Sandro Veronesi interroge dans Chaos calme les capacités de résilience d’un homme faisant le deuil de sa femme. Cet homme va réorganiser sa vie autour de sa fille. Au premier jour de la rentrée, il reste à l’attendre devant son école. Les jours suivants aussi. Il finit par s’incruster dans le paysage.
Il mène sa vie professionnelle depuis sa voiture – il est quelque chose comme directeur d’une chaîne de télévision italienne appartenant à un grand groupe français, lui-même sur le point de fusionner avec son alter ego d’outre-Atlantique – et cela déclenche un mouvement centripète de moult personnages, des collègues paniqués par la fusion imminente, une belle-sœur névrosée, un frère célèbre modiste mais aussi fumeur d’opium… la liste est longue et riche en personnages tourmentés. Face au calme du veuf, face à l’incompréhensible calme du veuf, ils vont tous le voir pour déverser leur saleté – comme dirait l’autre – et épancher leur souffrance.Tout le monde souffre dans ce livre, sauf le narrateur endeuillé. Cette absence de réaction mélodramatique inquiète (et même énerve) ses proches : puisque la réalité contredit leur cliché du deuil, il faut ramener le veuf à la raison (à la réalité) pour qu’il s’y conforme et se prête un peu au jeu social que tout le monde est prêt à jouer – condoléances appuyées, services proposés, compassion affichée, etc.

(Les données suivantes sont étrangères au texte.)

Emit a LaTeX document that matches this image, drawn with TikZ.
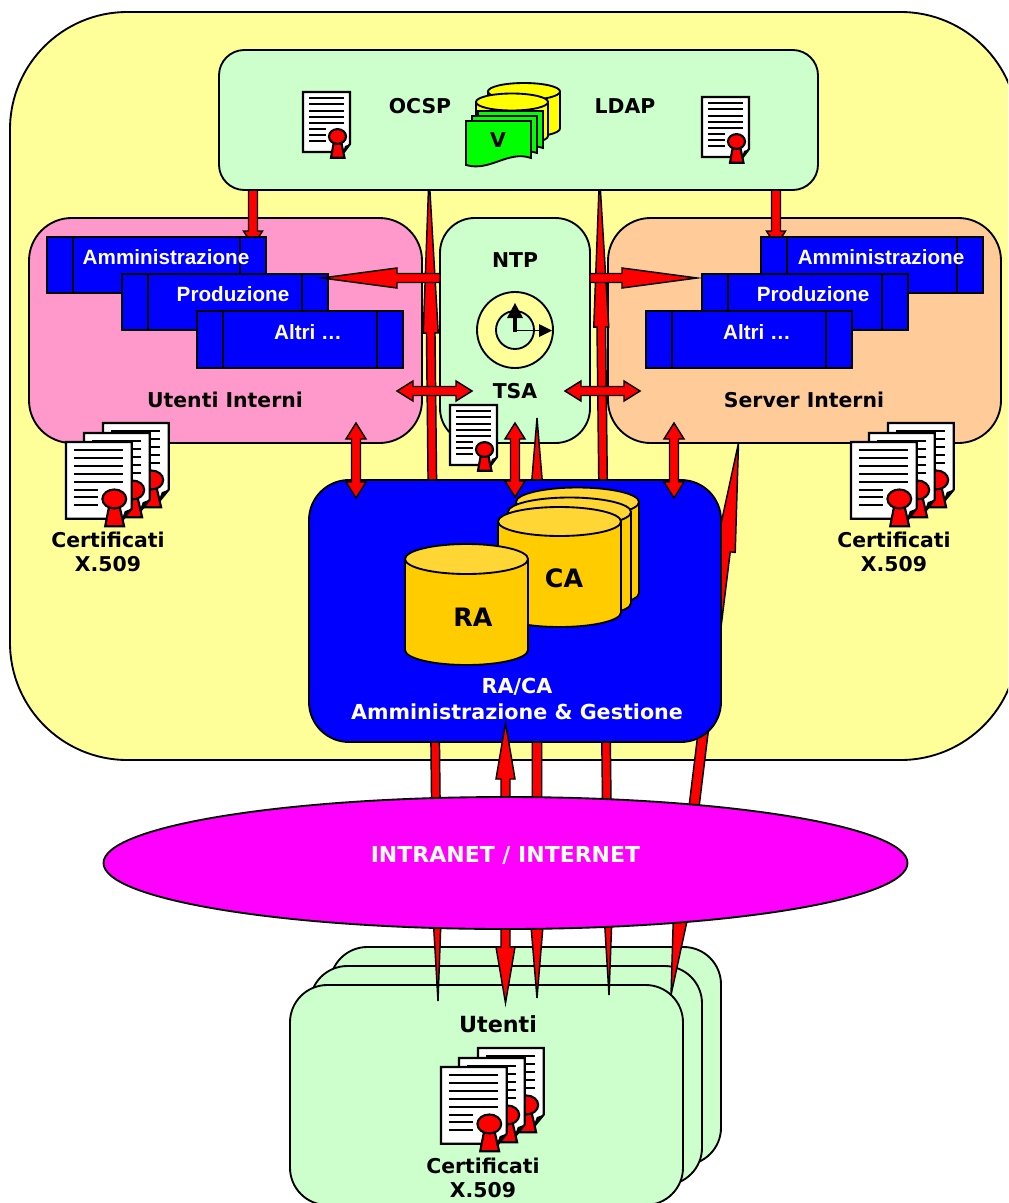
\documentclass[tikz,border=0pt]{standalone}
\usepackage{fontspec}
\setmainfont{DejaVu Sans}
\newfontfamily\boxfont{Liberation Sans}
\usetikzlibrary{calc}

\definecolor{bgyellow}{HTML}{FFFF99}
\definecolor{mintbox}{HTML}{CCFFCC}
\definecolor{pinkbox}{HTML}{FF99CC}
\definecolor{peachbox}{HTML}{FFCC99}
\definecolor{goldside}{HTML}{FFCC00}
\definecolor{goldtop}{HTML}{FFD633}
\definecolor{netmagenta}{HTML}{FF00FF}
\definecolor{docgreen}{HTML}{00FF00}
\definecolor{drumyellow}{HTML}{FFFF00}

\tikzset{
  panel/.style={draw=black, line width=1.4pt},
  lbl/.style={font=\bfseries\fontsize{15.3}{18}\selectfont, inner sep=0pt, align=center},
  whitelbl/.style={lbl, text=white},
  boxlbl/.style={font=\boxfont\bfseries\fontsize{15.5}{18}\selectfont, inner sep=0pt, text=white},
  redarrow/.style={fill=red, draw=black, line width=1.1pt, line join=miter},
  certdoc/.pic={
    \draw[fill=white, line width=1.6pt] (0,0) -- (47,0) -- (47,52) -- (41,60) -- (0,60) -- cycle;
    \fill (47,52) -- (42,54) -- (40,60) -- cycle;
    \foreach \ly in {6,12.3,19,25,31} \draw[line width=1.5pt] (6,\ly) -- (41,\ly);
    \foreach \ly in {37.3,43.3,49.3} \draw[line width=1.5pt] (6,\ly) -- (23,\ly);
    \draw[fill=red, line width=1.6pt] (31,49) -- (28,65.8) -- (41.5,65.8) -- (38,49) -- cycle;
    \draw[fill=red, line width=1.6pt] (34.5,44.5) ellipse [x radius=8.5, y radius=7.4];
  }
}

% double headed block arrow between two named coordinates
\newcommand{\bothways}[5]{
  \coordinate (p1) at ($(#1)!#5*0.75pt!(#2)$);
  \coordinate (p2) at ($(#2)!#5*0.75pt!(#1)$);
  \draw[redarrow] (#1) -- ($(p1)!#4*0.375pt!90:(#2)$) -- ($(p1)!#3*0.375pt!90:(#2)$)
    -- ($(p2)!#3*0.375pt!90:(#2)$) -- ($(p2)!#4*0.375pt!90:(#2)$) -- (#2)
    -- ($(p2)!#4*0.375pt!-90:(#2)$) -- ($(p2)!#3*0.375pt!-90:(#2)$)
    -- ($(p1)!#3*0.375pt!-90:(#2)$) -- ($(p1)!#4*0.375pt!-90:(#2)$) -- cycle;
}
% single headed one, head at the second coordinate
\newcommand{\oneway}[5]{
  \coordinate (p2) at ($(#2)!#5*0.75pt!(#1)$);
  \draw[redarrow] ($(#1)!#3*0.375pt!90:(#2)$) -- ($(p2)!#3*0.375pt!90:(#2)$)
    -- ($(p2)!#4*0.375pt!90:(#2)$) -- (#2) -- ($(p2)!#4*0.375pt!-90:(#2)$)
    -- ($(p2)!#3*0.375pt!-90:(#2)$) -- ($(#1)!#3*0.375pt!-90:(#2)$) -- cycle;
}
\newcommand{\procbox}[4]{
  \draw[panel, fill=blue] (#1,#2) rectangle (#3,#4);
  \draw[panel] (#1+26,#2) -- (#1+26,#4);
  \draw[panel] (#3-26,#2) -- (#3-26,#4);
}
\newcommand{\certstack}[2]{
  \pic[xscale=1.4, yscale=1.28] at (#1+37,#2-19) {certdoc};
  \pic[xscale=1.4, yscale=1.28] at (#1+18,#2-9) {certdoc};
  \pic[xscale=1.4, yscale=1.28] at (#1,#2) {certdoc};
}
\newcommand{\drum}[7]{
  \draw[panel, fill=#6] (#1-#3,#2) -- (#1-#3,#2+#4) arc [start angle=180, end angle=0, x radius=#3, y radius=#5] -- (#1+#3,#2) -- cycle;
  \draw[panel, fill=#7] (#1,#2) ellipse [x radius=#3, y radius=#5];
}

\begin{document}
\begin{tikzpicture}[x=0.75pt, y=-0.75pt]
  \useasboundingbox (0,0) rectangle (1008,1203);
  \clip (0,0) rectangle (1008,1203);
  \fill[white] (0,0) rectangle (1008,1203);

  % big yellow area
  \draw[panel, fill=bgyellow, rounded corners=88pt] (10,12) rectangle (1018,760);

  % users at the bottom
  \draw[panel, fill=mintbox, rounded corners=28pt] (330,947) rectangle (721,1165);
  \draw[panel, fill=mintbox, rounded corners=28pt] (310,966) rectangle (702,1185);
  \draw[panel, fill=mintbox, rounded corners=28pt] (290,985) rectangle (683,1205);

  % middle row
  \draw[panel, fill=pinkbox, rounded corners=32pt] (29,218) rectangle (422,443);
  \draw[panel, fill=peachbox, rounded corners=32pt] (608,218) rectangle (1001,443);
  \draw[panel, fill=mintbox, rounded corners=26pt] (440,218) rectangle (590,443);

  % long arrows
  \coordinate (spikeAtop) at (429,175);
  \coordinate (spikeAend) at (438,1001);
  \coordinate (spikeBtop) at (599.5,175);
  \coordinate (spikeBend) at (609,995);
  \coordinate (spikeCtop) at (537,418);
  \coordinate (spikeCend) at (537,998);
  \coordinate (spikeDtop) at (738.5,443);
  \coordinate (spikeDend) at (671,995);
  \bothways{spikeAtop}{spikeAend}{8.5}{15}{158}
  \bothways{spikeBtop}{spikeBend}{8.5}{15}{152}
  \bothways{spikeCtop}{spikeCend}{9.5}{20}{120}
  \bothways{spikeDtop}{spikeDend}{10}{20}{109}

  % top panel
  \coordinate (topL) at (253,185);
  \coordinate (topLend) at (253,246);
  \coordinate (topR) at (776,185);
  \coordinate (topRend) at (776,246);
  \oneway{topL}{topLend}{9}{19}{15}
  \oneway{topR}{topRend}{9}{19}{15}
  \draw[panel, fill=mintbox, rounded corners=19pt] (219,50) rectangle (818,190);
  \pic at (303,92) {certdoc};
  \pic at (702,97) {certdoc};
  \node[lbl] (ocsp) at (420,106) {OCSP};
  \node[lbl] (ldap) at (625,106) {LDAP};
  \drum{524}{91.5}{36}{37}{8.5}{drumyellow}{drumyellow}
  \drum{512}{102}{36}{34}{8.5}{drumyellow}{drumyellow}
  \foreach \sx/\sy in {12/-10,6/-5,0/0}
    \draw[panel, fill=docgreen] (466+\sx,121+\sy) -- (531+\sx,121+\sy) -- (531+\sx,158+\sy)
      .. controls (508+\sx,150+\sy) and (490+\sx,172+\sy) .. (466+\sx,165+\sy) -- cycle;
  \node[lbl] (vlabel) at (498,140) {V};

  % process boxes on the left
  \procbox{47}{237}{266}{293}
  \procbox{122}{274}{328}{330}
  \procbox{197}{311}{403}{368}
  \node[boxlbl] (ammL) at (166,257) {Amministrazione};
  \node[boxlbl] (prodL) at (233,294) {Produzione};
  \node[boxlbl] (altriL) at (308,332) {Altri \dots};
  % and on the right
  \procbox{761}{237}{983}{293}
  \procbox{702}{274}{908}{330}
  \procbox{646}{311}{852}{368}
  \node[boxlbl] (ammR) at (881,257) {Amministrazione};
  \node[boxlbl] (prodR) at (813,294) {Produzione};
  \node[boxlbl] (altriR) at (757,332) {Altri \dots};

  \node[lbl] (intL) at (225,400) {Utenti Interni};
  \node[lbl] (intR) at (804,400) {Server Interni};
  \node[lbl] (ntp) at (515,260) {NTP};
  \node[lbl] (tsa) at (515,391) {TSA};

  % clock
  \draw[panel, fill=bgyellow] (515,330) circle [radius=38];
  \draw[panel, fill=mintbox] (515,330) circle [radius=19];
  \draw[line width=1.2pt] (515,330.5) -- (540,330.5);
  \fill (552,330.5) -- (539,324) -- (539,337) -- cycle;
  \draw[line width=2.8pt] (515,332) -- (515,315);
  \fill (515,303) -- (507,318) -- (523,318) -- cycle;

  % blue panel
  \draw[panel, fill=blue, rounded corners=30pt] (309,480) rectangle (721,742);
  \drum{577.5}{502}{61.5}{91}{14.5}{goldside}{goldtop}
  \drum{569.5}{512}{61.5}{91}{14.5}{goldside}{goldtop}
  \drum{559.5}{521.5}{61.5}{91}{14.5}{goldside}{goldtop}
  \drum{466.5}{559}{61.5}{91}{15}{goldside}{goldtop}
  \node[lbl, font=\bfseries\fontsize{19}{22}\selectfont] (calabel) at (564,578) {CA};
  \node[lbl, font=\bfseries\fontsize{19}{22}\selectfont] (ralabel) at (473,617) {RA};
  \node[whitelbl, font=\bfseries\fontsize{15.5}{19.5}\selectfont] (ralabel2) at (517,699) {RA/CA\\Amministrazione \& Gestione};

  % arrow through the network, then the network
  \coordinate (netTop) at (505.5,723);
  \coordinate (netEnd) at (505.5,1003);
  \bothways{netTop}{netEnd}{9}{19}{56}
  \draw[panel, fill=netmagenta] (505.5,863) ellipse [x radius=402, y radius=66];
  \node[whitelbl, font=\bfseries\fontsize{16.5}{19}\selectfont] (net) at (505.5,855) {INTRANET / INTERNET};

  % short arrows
  \coordinate (ntpL) at (440,278);
  \coordinate (ntpLend) at (322,278);
  \coordinate (ntpR) at (590,278);
  \coordinate (ntpRend) at (697,278);
  \oneway{ntpL}{ntpLend}{9}{20}{75}
  \oneway{ntpR}{ntpRend}{9}{20}{75}
  \coordinate (tsaLa) at (397,391);
  \coordinate (tsaLb) at (472,391);
  \coordinate (tsaRa) at (565,391);
  \coordinate (tsaRb) at (640,391);
  \bothways{tsaLa}{tsaLb}{9}{20}{16}
  \bothways{tsaRa}{tsaRb}{9}{20}{16}
  \coordinate (caLa) at (356,423);
  \coordinate (caLb) at (356,498);
  \coordinate (caMa) at (515,423);
  \coordinate (caMb) at (515,497);
  \coordinate (caRa) at (674,423);
  \coordinate (caRb) at (674,498);
  \bothways{caLa}{caLb}{9}{20}{16}
  \bothways{caRa}{caRb}{9}{20}{16}
  \pic at (450,405) {certdoc};
  \bothways{caMa}{caMb}{9}{20}{16}

  % certificates
  \certstack{66}{442}
  \certstack{851}{442}
  \certstack{441}{1067}
  \node[lbl] (certL) at (108,552) {Certificati\\X.509};
  \node[lbl] (certR) at (894,552) {Certificati\\X.509};
  \node[lbl, font=\bfseries\fontsize{16.7}{20}\selectfont] (utenti) at (498,1024) {Utenti};
  \node[lbl] (certU) at (483,1178) {Certificati\\X.509};
\end{tikzpicture}
\end{document}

Autour d’une relation père-fille subtilement travaillée, Sandro Veronesi renvoie notre société à ses propres contradictions face à la mort (négation de la finitude de la vie humaine contre obligation sociale de payer un tribut au pathos mortuaire). D’une écriture enlevée, parfois un peu bavarde, Sandro Veronesi raconte la vie de cet homme qui n’est pas sans défauts (c’est sa qualité en tant que personnage romanesque) et l’amène au cours d’un final félinien à percer sa bulle de calme chaos pour redescendre sur Terre.
Un très beau roman, prix Strega 2006, porté à l’écran en 2008 avec Nanni Moretti dans le rôle principal.
- Chaos calme, de Sandro Veronesi, Grasset, 21,90 €.